Но настал и мой черед. Елена Францевна никогда не спрашивала у меня уроков. Мы и так разговаривали с ней по-немецки, чего же еще надо? Вдруг, ни с того ни с сего, она вызвала меня к доске, будто самого рядового ученика. Как раз перед этим я пропустил несколько дней — то ли болел, то ли прогуливал — и понятия не имел о домашнем задании. Наверное, она все-таки была злючкой и вызвала меня нарочно, чтоб подловить. Но поначалу все шло хорошо. Я проспрягал какой-то глагол, отбарабанил предлоги, требующие дательного падежа, прочел по учебнику тошнотворную назидательную историйку и пересказал содержание.

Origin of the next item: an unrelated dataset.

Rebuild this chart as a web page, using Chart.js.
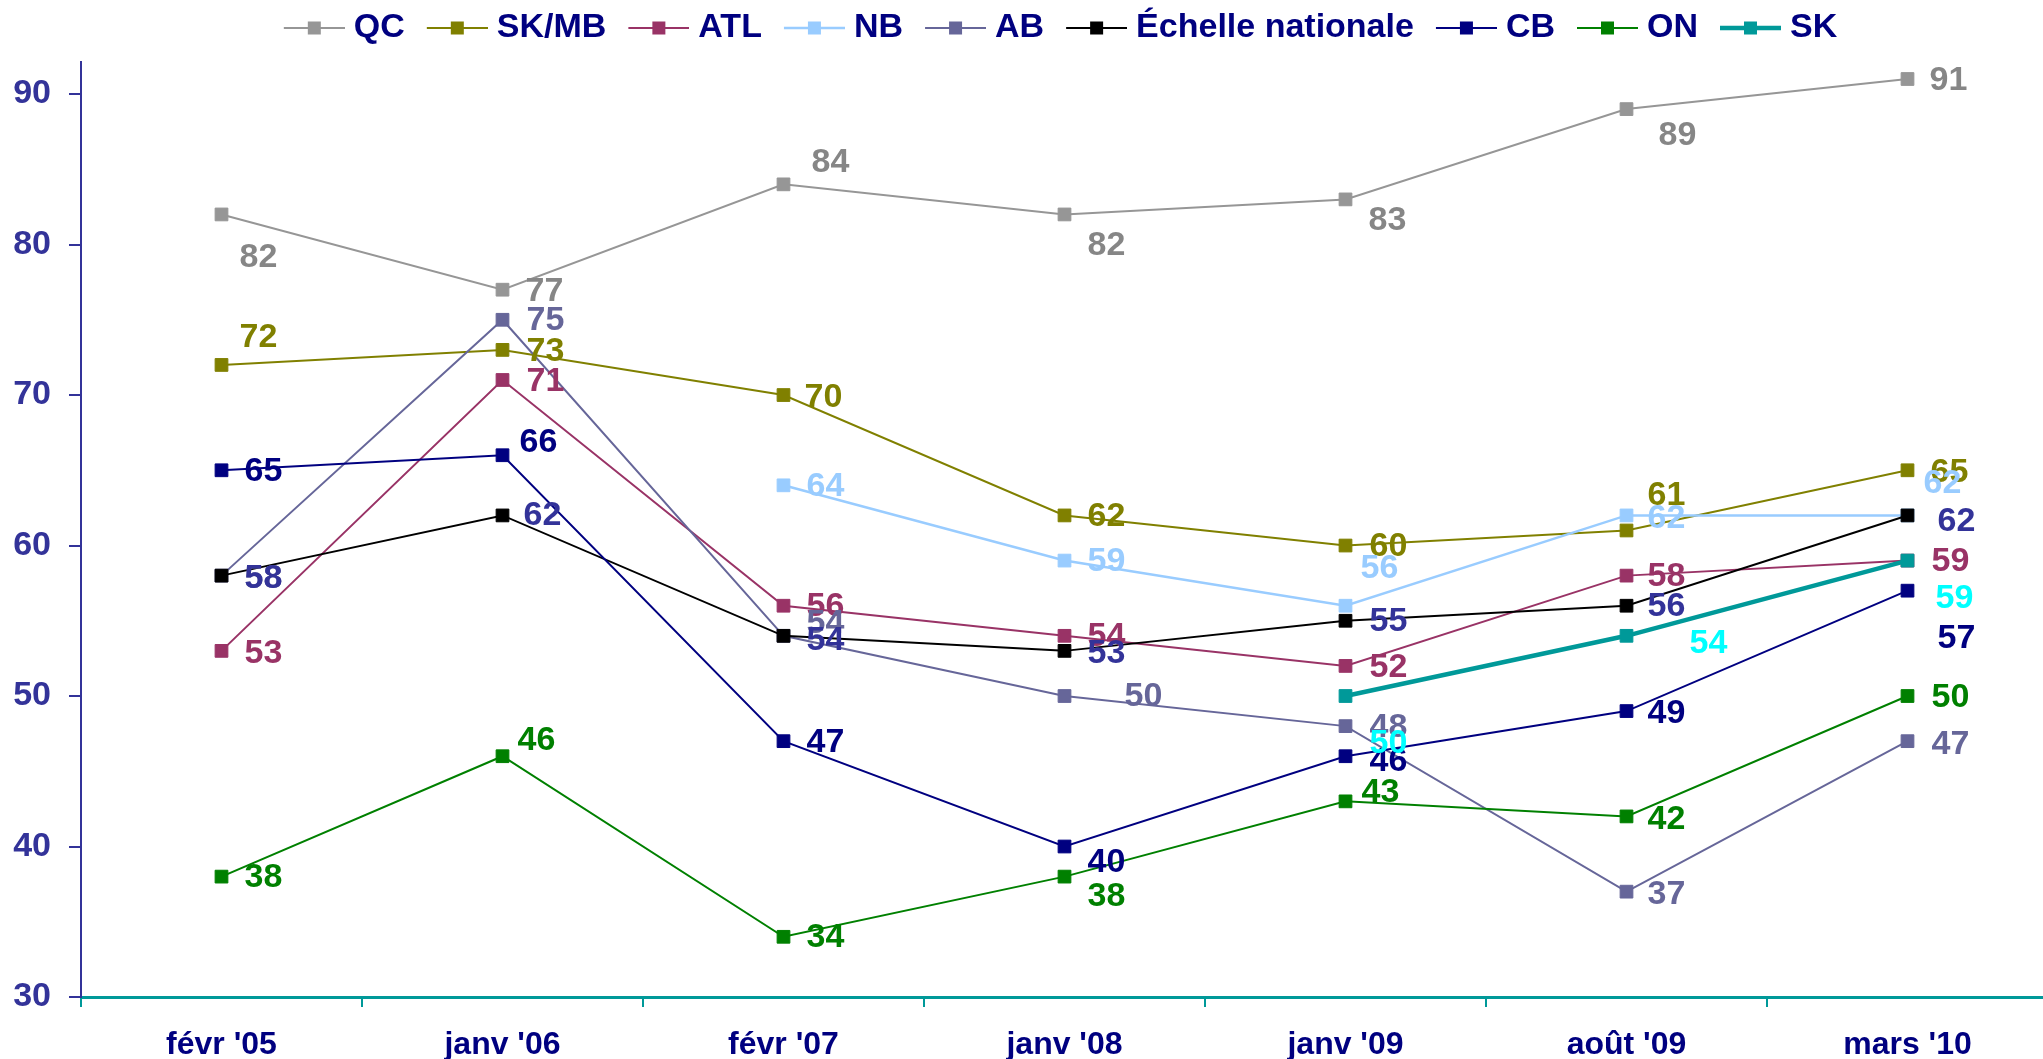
<!DOCTYPE html>
<html><head><meta charset="utf-8">
<script src="https://cdn.jsdelivr.net/npm/chart.js@4.4.0/dist/chart.umd.min.js"></script>
<style>html,body{margin:0;padding:0;background:#fff;overflow:hidden;width:2043px;height:1059px}canvas{display:block}</style>
</head><body>
<canvas id="c" width="2058" height="1059"></canvas>
<script>
// ---- data ----
const categories = ["févr '05", "janv '06", "févr '07", "janv '08", "janv '09", "août '09", "mars '10"];
const seriesNames = ["QC", "SK/MB", "ATL", "NB", "AB", "Échelle nationale", "CB", "ON", "SK"];
const qc       = [82, 77, 84, 82, 83, 89, 91];
const skmb     = [72, 73, 70, 62, 60, 61, 65];
const atl      = [53, 71, 56, 54, 52, 58, 59];
const nb       = [null, null, 64, 59, 56, 62, 62];
const ab       = [58, 75, 54, 50, 48, 37, 47];
const national = [58, 62, 54, 53, 55, 56, 62];
const cb       = [65, 66, 47, 40, 46, 49, 57];
const on       = [38, 46, 34, 38, 43, 42, 50];
const sk       = [null, null, null, null, 50, 54, 59];
const yTicks   = [30, 40, 50, 60, 70, 80, 90];

const seriesValues = [qc, skmb, atl, nb, ab, national, cb, on, sk];

// ---- styles ----
const lineColors  = ['#969696', '#808000', '#993366', '#99CCFF', '#666699', '#000000', '#000080', '#008000', '#009999'];
const labelColors = ['#868686', '#808000', '#993366', '#99CCFF', '#666699', '#333399', '#000080', '#008000', '#00FFFF'];
const lineWidths  = [2, 2, 2, 2.5, 2, 2, 2, 2, 4.5];

// data-label placement (dx, dy in px from the point)
const labelOffsets = [
  [[37,43],[42,2],[47,-22],[42,31],[42,21],[51,27],[41,2]],
  [[37,-27],[43,2],[40,3],[42,1],[43,1],[40,-35],[42,2]],
  [[42,3],[43,2],[42,1],[42,1],[43,2],[40,1],[43,1]],
  [null,null,[42,1],[42,1],[34,-37],[40,3],[35,-32]],
  [[42,3],[43,1],[42,-12],[79,1],[43,2],[40,3],[43,3]],
  [[42,3],[40,0],[42,5],[42,3],[43,1],[40,1],[49,6]],
  [[42,1],[36,-13],[42,1],[42,16],[43,5],[40,3],[49,48]],
  [[42,1],[34,-16],[42,1],[42,20],[35,-9],[40,3],[43,2]],
  [null,null,null,null,[43,48],[82,8],[47,38]]
];

const FONT = '"Liberation Sans", Arial, sans-serif';
const LEGEND_SHIFT = 26;

function legendIcon(i) {
  const c = document.createElement('canvas');
  c.width = 80; c.height = 16;
  const g = c.getContext('2d');
  g.strokeStyle = lineColors[i];
  g.lineWidth = lineWidths[i];
  g.beginPath(); g.moveTo(19, 8); g.lineTo(80, 8); g.stroke();
  g.fillStyle = lineColors[i];
  g.fillRect(49.5 - 6.5, 8 - 6.5, 13, 13);
  return c;
}

const valueLabels = {
  id: 'valueLabels',
  afterDatasetsDraw(chart) {
    const ctx = chart.ctx;
    ctx.save();
    ctx.font = 'bold 34px ' + FONT;
    ctx.textAlign = 'center';
    ctx.textBaseline = 'middle';
    chart.data.datasets.forEach((ds, i) => {
      const meta = chart.getDatasetMeta(i);
      ds.data.forEach((v, j) => {
        if (v === null || v === undefined) return;
        const el = meta.data[j];
        const off = labelOffsets[i][j] || [42, 0];
        ctx.fillStyle = labelColors[i];
        ctx.fillText(String(v), el.x + off[0], el.y + off[1]);
      });
    });
    ctx.restore();
  }
};

const legendTweak = {
  id: 'legendTweak',
  afterInit(chart) {
    const lg = chart.legend;
    if (lg && !lg._patched) {
      const orig = lg.fit;
      lg.fit = function () { orig.call(this); this.height = 62; };
      lg._patched = true;
    }
  },
  afterLayout(chart) {
    const lg = chart.legend;
    if (lg) { lg.left += LEGEND_SHIFT; lg.right += LEGEND_SHIFT; }
  }
};

new Chart(document.getElementById('c'), {
  type: 'line',
  data: {
    labels: categories,
    datasets: seriesValues.map((vals, i) => ({
      label: seriesNames[i],
      data: vals,
      borderColor: lineColors[i],
      backgroundColor: lineColors[i],
      borderWidth: lineWidths[i],
      pointStyle: 'rect',
      pointRadius: 9,
      pointHoverRadius: 9,
      pointBorderWidth: 1,
      pointBackgroundColor: lineColors[i],
      pointBorderColor: lineColors[i],
      tension: 0,
      fill: false,
      spanGaps: false,
      order: 9 - i
    }))
  },
  options: {
    responsive: false,
    animation: false,
    events: [],
    layout: { padding: 0 },
    plugins: {
      tooltip: { enabled: false },
      legend: {
        position: 'top',
        align: 'center',
        labels: {
          usePointStyle: true,
          pointStyleWidth: 64,
          padding: 11,
          color: '#000080',
          font: { family: FONT, size: 34, weight: 'bold' },
          generateLabels: (chart) => chart.data.datasets.map((ds, i) => ({
            text: ds.label,
            fillStyle: lineColors[i],
            strokeStyle: lineColors[i],
            lineWidth: 0,
            pointStyle: legendIcon(i),
            hidden: false,
            datasetIndex: i,
            fontColor: '#000080'
          }))
        }
      }
    },
    scales: {
      x: {
        offset: true,
        grid: { offset: true, drawOnChartArea: false, drawTicks: true, tickLength: 10, color: '#009999', lineWidth: 2 },
        border: { display: true, color: '#009999', width: 3 },
        ticks: { color: '#000080', font: { family: FONT, size: 32, weight: 'bold' }, padding: 19, maxRotation: 0, autoSkip: false },
        afterFit: (s) => { s.height = 62; }
      },
      y: {
        min: 30,
        max: 92.13,
        afterBuildTicks: (s) => { s.ticks = yTicks.map(v => ({ value: v })); },
        grid: { drawOnChartArea: false, drawTicks: true, tickLength: 12, color: '#333399', lineWidth: 2 },
        border: { display: true, color: '#333399', width: 2 },
        ticks: { color: '#333399', font: { family: FONT, size: 34, weight: 'bold' }, padding: 18 },
        afterFit: (s) => { s.width = 81; }
      }
    }
  },
  plugins: [legendTweak, valueLabels]
});
</script>
</body></html>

— Прекрасно, — поджала узкие, бледные губы Елена Францевна. — Теперь стихотворение.
— Какое стихотворение?
— То, которое задано! — отчеканила она ледяным тоном.
— А вы разве задавали?
— Привык на уроках ворон считать! — Удивительно, как легко она заводилась — с пол-оборота. — Здоровенный парень, а дисциплина!..
— Да я же не был в школе! Я болел.
Она уставилась на меня окольцованными синевой, лемурьими глазами и стала листать классный журнал, пальцы ее дрожали.
— Совершенно верно, ты отсутствовал. А спросить у товарищей, что задано, мозгов не хватило?
Взял бы да и сказал — не хватило. Ну что она могла мне сделать? Поставить «неуд»? Едва ли. И тут я нашел другой выход. О домашних заданиях я спрашивал у Павлика, а он ни словом не обмолвился о стихотворении. Забыл, наверное. Я так и сказал Елене Францевне с легкой усмешкой, призывая и ее отнестись к случившемуся юмористически.
— Встань! — приказала Павлику немка. — Это правда?
Он молча наклонил голову. И я тут же понял, что это неправда. Как раз о немецком я его не спрашивал. О математике, русском, истории, биологии спрашивал, а готовить немецкие уроки я считал ниже своего достоинства — принц все-таки!